*PROBLEM DESCRIPTION*
Leave the pictures out. Retype exactly the lines below from the one containing "Clone this chart in Chart.js." through the one containing "1.94, 1.05, 0.95];", and no others.

Saved data entries
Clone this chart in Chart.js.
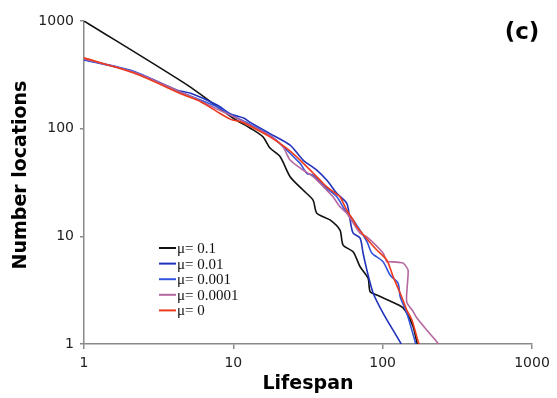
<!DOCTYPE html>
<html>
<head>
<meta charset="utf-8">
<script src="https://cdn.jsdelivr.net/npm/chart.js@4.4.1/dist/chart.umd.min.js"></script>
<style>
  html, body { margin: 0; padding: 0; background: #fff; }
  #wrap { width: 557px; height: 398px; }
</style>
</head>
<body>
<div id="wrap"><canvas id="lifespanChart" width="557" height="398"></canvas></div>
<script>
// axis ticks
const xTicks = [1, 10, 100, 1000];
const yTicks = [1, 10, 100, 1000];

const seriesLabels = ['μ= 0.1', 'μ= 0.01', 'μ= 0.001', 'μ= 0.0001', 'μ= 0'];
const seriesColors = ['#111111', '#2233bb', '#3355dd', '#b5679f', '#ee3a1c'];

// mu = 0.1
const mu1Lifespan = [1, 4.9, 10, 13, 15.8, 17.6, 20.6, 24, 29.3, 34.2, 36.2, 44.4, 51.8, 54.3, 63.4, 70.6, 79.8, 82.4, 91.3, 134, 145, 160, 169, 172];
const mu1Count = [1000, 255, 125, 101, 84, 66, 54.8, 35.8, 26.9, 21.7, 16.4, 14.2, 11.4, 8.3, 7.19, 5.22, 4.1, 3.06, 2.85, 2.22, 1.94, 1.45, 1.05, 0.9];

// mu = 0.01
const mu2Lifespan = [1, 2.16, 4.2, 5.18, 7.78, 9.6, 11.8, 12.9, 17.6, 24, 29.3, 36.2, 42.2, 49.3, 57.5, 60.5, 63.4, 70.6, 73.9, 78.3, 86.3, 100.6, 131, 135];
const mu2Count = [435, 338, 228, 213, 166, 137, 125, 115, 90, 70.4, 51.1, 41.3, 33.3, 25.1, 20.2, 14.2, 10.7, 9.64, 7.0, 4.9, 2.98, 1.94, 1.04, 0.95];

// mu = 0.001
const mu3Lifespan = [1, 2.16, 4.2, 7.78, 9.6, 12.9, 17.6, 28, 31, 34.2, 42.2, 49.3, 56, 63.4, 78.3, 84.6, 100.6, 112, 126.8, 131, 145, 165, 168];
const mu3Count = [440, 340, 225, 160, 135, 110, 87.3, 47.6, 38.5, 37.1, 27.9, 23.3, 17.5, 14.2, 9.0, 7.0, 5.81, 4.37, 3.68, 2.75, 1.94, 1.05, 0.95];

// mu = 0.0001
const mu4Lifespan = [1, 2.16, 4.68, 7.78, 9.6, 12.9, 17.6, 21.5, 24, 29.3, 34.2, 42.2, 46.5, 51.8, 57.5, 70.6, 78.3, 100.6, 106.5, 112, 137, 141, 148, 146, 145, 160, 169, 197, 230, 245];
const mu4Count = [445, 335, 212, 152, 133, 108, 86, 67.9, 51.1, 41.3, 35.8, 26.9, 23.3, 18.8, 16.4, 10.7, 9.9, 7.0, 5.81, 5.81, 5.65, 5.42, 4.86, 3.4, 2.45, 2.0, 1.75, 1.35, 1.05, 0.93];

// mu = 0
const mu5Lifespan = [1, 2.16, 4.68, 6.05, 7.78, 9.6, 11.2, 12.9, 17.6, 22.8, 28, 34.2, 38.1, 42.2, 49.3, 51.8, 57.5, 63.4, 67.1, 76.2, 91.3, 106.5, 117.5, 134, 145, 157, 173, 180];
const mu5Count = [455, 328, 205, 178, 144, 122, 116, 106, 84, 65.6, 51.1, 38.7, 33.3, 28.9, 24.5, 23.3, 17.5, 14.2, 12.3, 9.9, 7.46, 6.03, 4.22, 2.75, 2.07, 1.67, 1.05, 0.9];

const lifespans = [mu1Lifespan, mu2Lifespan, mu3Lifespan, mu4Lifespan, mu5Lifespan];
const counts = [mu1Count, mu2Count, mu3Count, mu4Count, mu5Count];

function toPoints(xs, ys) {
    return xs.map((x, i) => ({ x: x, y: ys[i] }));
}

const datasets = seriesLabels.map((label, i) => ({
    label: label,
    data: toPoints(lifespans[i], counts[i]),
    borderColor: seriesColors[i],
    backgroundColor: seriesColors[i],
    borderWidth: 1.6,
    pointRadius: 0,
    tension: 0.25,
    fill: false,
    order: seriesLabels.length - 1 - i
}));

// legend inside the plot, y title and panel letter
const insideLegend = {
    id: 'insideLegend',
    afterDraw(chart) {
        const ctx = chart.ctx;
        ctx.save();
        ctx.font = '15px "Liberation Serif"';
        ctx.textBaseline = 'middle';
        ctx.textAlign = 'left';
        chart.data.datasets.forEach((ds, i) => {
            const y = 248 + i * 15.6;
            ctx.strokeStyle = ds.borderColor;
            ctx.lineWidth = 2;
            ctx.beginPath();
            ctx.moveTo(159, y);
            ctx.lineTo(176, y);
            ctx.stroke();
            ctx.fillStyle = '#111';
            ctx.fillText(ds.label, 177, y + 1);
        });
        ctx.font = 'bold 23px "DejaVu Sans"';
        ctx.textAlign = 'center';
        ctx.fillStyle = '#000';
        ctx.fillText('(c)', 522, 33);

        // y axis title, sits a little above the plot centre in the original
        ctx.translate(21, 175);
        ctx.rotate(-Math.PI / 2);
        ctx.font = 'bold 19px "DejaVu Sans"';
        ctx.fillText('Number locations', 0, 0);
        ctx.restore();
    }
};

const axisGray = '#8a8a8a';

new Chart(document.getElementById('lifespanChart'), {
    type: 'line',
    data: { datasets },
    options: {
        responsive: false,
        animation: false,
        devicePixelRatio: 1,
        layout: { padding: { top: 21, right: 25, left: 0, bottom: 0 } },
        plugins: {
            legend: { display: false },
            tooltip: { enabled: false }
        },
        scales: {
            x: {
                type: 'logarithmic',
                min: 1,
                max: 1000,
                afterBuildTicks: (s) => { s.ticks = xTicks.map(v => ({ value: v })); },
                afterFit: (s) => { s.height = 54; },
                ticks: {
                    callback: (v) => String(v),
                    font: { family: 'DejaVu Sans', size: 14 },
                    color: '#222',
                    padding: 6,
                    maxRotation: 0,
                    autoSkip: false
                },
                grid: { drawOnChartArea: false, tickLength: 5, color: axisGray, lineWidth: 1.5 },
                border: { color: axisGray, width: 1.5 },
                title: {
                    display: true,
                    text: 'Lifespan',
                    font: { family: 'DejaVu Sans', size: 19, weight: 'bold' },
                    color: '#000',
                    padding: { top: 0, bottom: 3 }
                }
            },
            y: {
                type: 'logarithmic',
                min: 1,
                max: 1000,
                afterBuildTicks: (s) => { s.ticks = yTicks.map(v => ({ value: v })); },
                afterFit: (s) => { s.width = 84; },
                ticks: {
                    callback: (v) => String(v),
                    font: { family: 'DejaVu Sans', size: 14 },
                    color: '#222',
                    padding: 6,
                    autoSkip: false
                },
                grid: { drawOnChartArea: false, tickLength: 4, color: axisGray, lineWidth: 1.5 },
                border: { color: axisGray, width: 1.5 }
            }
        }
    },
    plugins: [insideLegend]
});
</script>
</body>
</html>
---
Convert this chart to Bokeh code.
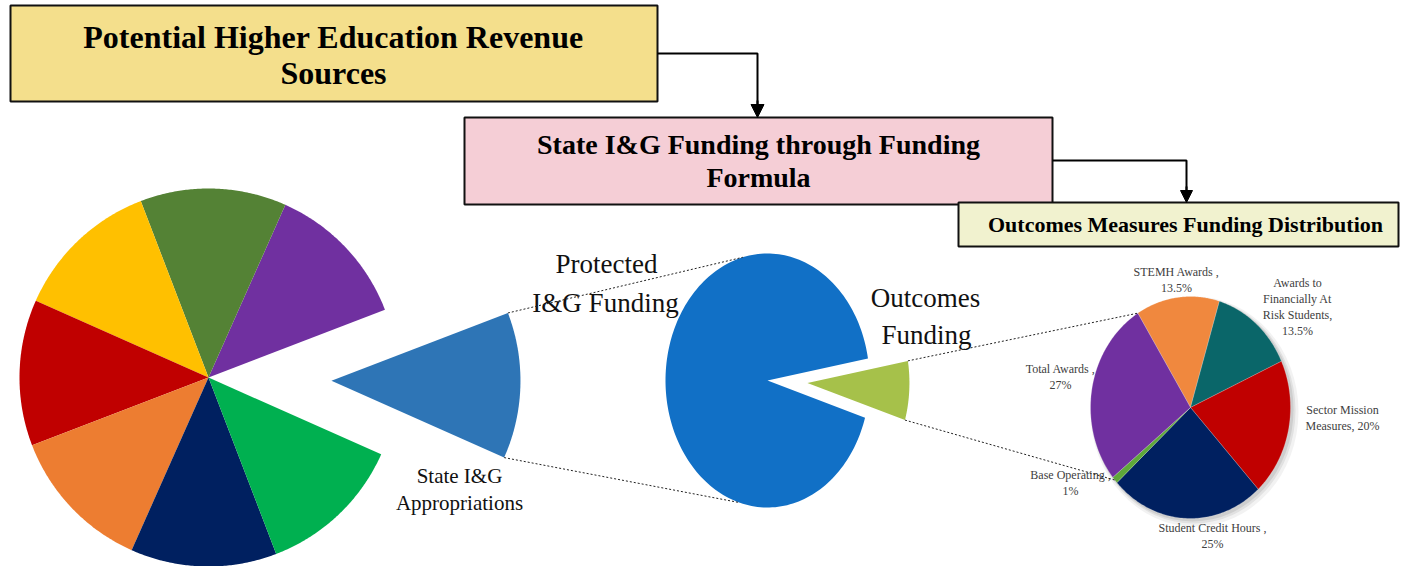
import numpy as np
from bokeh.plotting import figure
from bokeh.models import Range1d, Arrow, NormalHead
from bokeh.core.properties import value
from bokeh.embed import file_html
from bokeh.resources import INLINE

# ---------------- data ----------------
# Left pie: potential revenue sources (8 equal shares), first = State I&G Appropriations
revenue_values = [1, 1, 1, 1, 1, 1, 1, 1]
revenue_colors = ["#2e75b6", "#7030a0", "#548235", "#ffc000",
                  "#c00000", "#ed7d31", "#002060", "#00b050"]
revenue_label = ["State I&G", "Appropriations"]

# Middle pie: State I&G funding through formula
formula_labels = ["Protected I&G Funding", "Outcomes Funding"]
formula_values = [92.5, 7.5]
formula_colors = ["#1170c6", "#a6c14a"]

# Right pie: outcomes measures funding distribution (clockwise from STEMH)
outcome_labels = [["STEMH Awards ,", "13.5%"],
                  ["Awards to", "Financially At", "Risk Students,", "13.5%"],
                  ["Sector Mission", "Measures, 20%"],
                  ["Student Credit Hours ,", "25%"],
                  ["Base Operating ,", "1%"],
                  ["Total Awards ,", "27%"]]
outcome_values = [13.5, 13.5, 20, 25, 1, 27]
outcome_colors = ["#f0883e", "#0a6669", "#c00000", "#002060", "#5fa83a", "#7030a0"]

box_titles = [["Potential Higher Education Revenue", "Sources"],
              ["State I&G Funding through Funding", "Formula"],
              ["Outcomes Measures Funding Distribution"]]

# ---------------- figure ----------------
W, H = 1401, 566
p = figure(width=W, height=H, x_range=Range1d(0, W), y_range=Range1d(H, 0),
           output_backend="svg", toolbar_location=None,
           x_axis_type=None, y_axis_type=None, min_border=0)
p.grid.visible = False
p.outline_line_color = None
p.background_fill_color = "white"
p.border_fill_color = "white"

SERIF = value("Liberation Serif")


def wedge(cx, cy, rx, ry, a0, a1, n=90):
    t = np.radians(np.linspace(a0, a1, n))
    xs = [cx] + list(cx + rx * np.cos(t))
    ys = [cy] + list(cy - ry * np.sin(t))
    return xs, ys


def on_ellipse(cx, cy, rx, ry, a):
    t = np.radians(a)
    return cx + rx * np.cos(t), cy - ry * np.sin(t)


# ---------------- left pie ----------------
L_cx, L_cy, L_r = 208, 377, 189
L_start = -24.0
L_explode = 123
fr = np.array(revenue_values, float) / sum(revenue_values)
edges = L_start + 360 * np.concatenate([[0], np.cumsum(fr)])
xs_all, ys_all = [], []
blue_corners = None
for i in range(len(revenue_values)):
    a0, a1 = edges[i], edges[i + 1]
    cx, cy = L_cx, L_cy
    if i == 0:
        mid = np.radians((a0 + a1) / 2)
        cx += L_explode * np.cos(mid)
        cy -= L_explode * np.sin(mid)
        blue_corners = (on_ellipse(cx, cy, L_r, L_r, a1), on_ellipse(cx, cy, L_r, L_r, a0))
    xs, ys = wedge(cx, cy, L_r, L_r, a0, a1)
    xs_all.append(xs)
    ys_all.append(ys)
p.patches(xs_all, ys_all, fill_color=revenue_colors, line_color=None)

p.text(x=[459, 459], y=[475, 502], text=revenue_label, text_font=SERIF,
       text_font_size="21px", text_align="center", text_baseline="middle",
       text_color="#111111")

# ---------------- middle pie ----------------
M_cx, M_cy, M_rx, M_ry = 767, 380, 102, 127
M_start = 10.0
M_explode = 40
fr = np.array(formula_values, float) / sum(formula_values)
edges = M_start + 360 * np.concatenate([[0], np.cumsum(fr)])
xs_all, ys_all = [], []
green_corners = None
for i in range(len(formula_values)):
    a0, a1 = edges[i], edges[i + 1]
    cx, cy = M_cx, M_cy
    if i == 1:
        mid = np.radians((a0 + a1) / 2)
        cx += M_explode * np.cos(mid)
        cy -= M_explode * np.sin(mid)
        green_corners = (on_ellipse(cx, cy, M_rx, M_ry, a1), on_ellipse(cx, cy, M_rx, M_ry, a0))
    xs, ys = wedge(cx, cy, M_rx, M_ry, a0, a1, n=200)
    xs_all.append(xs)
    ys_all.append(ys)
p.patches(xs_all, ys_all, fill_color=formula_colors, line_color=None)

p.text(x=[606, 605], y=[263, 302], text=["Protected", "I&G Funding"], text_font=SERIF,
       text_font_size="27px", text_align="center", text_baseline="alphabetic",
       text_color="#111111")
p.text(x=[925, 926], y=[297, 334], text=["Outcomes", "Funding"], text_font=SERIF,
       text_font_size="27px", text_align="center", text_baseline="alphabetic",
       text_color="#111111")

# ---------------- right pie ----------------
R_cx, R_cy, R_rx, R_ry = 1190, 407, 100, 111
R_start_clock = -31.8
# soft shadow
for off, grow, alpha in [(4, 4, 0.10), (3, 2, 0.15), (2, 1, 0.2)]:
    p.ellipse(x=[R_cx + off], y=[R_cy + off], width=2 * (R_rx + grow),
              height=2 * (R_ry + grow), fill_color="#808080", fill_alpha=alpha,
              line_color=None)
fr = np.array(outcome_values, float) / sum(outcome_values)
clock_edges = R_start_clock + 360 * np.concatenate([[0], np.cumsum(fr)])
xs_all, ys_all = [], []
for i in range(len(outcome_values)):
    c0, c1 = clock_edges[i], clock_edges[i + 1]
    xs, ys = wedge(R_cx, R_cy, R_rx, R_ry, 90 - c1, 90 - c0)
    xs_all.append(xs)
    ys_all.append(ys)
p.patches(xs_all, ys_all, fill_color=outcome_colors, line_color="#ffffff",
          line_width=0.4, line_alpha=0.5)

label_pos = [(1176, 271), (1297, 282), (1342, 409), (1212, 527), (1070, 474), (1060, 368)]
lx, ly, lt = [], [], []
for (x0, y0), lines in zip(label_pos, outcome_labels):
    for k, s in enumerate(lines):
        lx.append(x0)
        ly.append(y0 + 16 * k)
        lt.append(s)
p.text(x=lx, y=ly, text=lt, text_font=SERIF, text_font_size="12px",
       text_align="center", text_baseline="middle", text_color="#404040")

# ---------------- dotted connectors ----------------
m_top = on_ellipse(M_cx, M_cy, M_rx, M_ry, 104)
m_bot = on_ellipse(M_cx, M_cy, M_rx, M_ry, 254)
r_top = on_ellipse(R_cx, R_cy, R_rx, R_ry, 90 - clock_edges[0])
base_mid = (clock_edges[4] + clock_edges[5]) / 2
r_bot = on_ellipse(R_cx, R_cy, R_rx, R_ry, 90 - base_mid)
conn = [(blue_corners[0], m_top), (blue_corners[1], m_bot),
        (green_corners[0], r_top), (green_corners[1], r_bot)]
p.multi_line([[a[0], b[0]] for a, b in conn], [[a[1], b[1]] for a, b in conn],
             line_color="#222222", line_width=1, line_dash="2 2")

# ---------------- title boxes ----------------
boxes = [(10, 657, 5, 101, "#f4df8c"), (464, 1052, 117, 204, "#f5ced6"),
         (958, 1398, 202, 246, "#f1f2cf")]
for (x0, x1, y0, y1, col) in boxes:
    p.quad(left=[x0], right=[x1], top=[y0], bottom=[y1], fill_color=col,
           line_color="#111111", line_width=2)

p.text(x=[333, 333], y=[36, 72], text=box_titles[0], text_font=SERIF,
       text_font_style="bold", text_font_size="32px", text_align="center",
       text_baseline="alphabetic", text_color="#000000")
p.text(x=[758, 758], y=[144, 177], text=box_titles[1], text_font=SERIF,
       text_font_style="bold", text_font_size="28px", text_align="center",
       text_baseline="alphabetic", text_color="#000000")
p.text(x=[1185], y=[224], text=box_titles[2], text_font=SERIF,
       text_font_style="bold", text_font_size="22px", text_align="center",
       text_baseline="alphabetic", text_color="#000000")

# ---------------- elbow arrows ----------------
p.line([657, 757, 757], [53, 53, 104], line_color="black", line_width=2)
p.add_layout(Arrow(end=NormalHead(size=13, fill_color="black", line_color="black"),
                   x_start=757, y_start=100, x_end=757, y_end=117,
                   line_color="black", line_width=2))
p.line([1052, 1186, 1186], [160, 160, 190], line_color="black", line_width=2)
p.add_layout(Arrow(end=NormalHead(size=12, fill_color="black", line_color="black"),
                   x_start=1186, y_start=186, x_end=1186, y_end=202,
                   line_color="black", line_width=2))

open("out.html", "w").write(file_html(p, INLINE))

*FINAL RESULT*
Clone this chart in Chart.js.
<!DOCTYPE html>
<html>
<head>
<meta charset="utf-8">
<script src="https://cdn.jsdelivr.net/npm/chart.js@4.4.1/dist/chart.umd.min.js"></script>
<style>
  html, body { margin: 0; padding: 0; background: #fff; }
  #wrap { width: 557px; height: 398px; }
</style>
</head>
<body>
<div id="wrap"><canvas id="lifespanChart" width="557" height="398"></canvas></div>
<script>
// axis ticks
const xTicks = [1, 10, 100, 1000];
const yTicks = [1, 10, 100, 1000];

const seriesLabels = ['μ= 0.1', 'μ= 0.01', 'μ= 0.001', 'μ= 0.0001', 'μ= 0'];
const seriesColors = ['#111111', '#2233bb', '#3355dd', '#b5679f', '#ee3a1c'];

// mu = 0.1
const mu1Lifespan = [1, 4.9, 10, 13, 15.8, 17.6, 20.6, 24, 29.3, 34.2, 36.2, 44.4, 51.8, 54.3, 63.4, 70.6, 79.8, 82.4, 91.3, 134, 145, 160, 169, 172];
const mu1Count = [1000, 255, 125, 101, 84, 66, 54.8, 35.8, 26.9, 21.7, 16.4, 14.2, 11.4, 8.3, 7.19, 5.22, 4.1, 3.06, 2.85, 2.22, 1.94, 1.45, 1.05, 0.9];

// mu = 0.01
const mu2Lifespan = [1, 2.16, 4.2, 5.18, 7.78, 9.6, 11.8, 12.9, 17.6, 24, 29.3, 36.2, 42.2, 49.3, 57.5, 60.5, 63.4, 70.6, 73.9, 78.3, 86.3, 100.6, 131, 135];
const mu2Count = [435, 338, 228, 213, 166, 137, 125, 115, 90, 70.4, 51.1, 41.3, 33.3, 25.1, 20.2, 14.2, 10.7, 9.64, 7.0, 4.9, 2.98, 1.94, 1.04, 0.95];

// mu = 0.001
const mu3Lifespan = [1, 2.16, 4.2, 7.78, 9.6, 12.9, 17.6, 28, 31, 34.2, 42.2, 49.3, 56, 63.4, 78.3, 84.6, 100.6, 112, 126.8, 131, 145, 165, 168];
const mu3Count = [440, 340, 225, 160, 135, 110, 87.3, 47.6, 38.5, 37.1, 27.9, 23.3, 17.5, 14.2, 9.0, 7.0, 5.81, 4.37, 3.68, 2.75, 1.94, 1.05, 0.95];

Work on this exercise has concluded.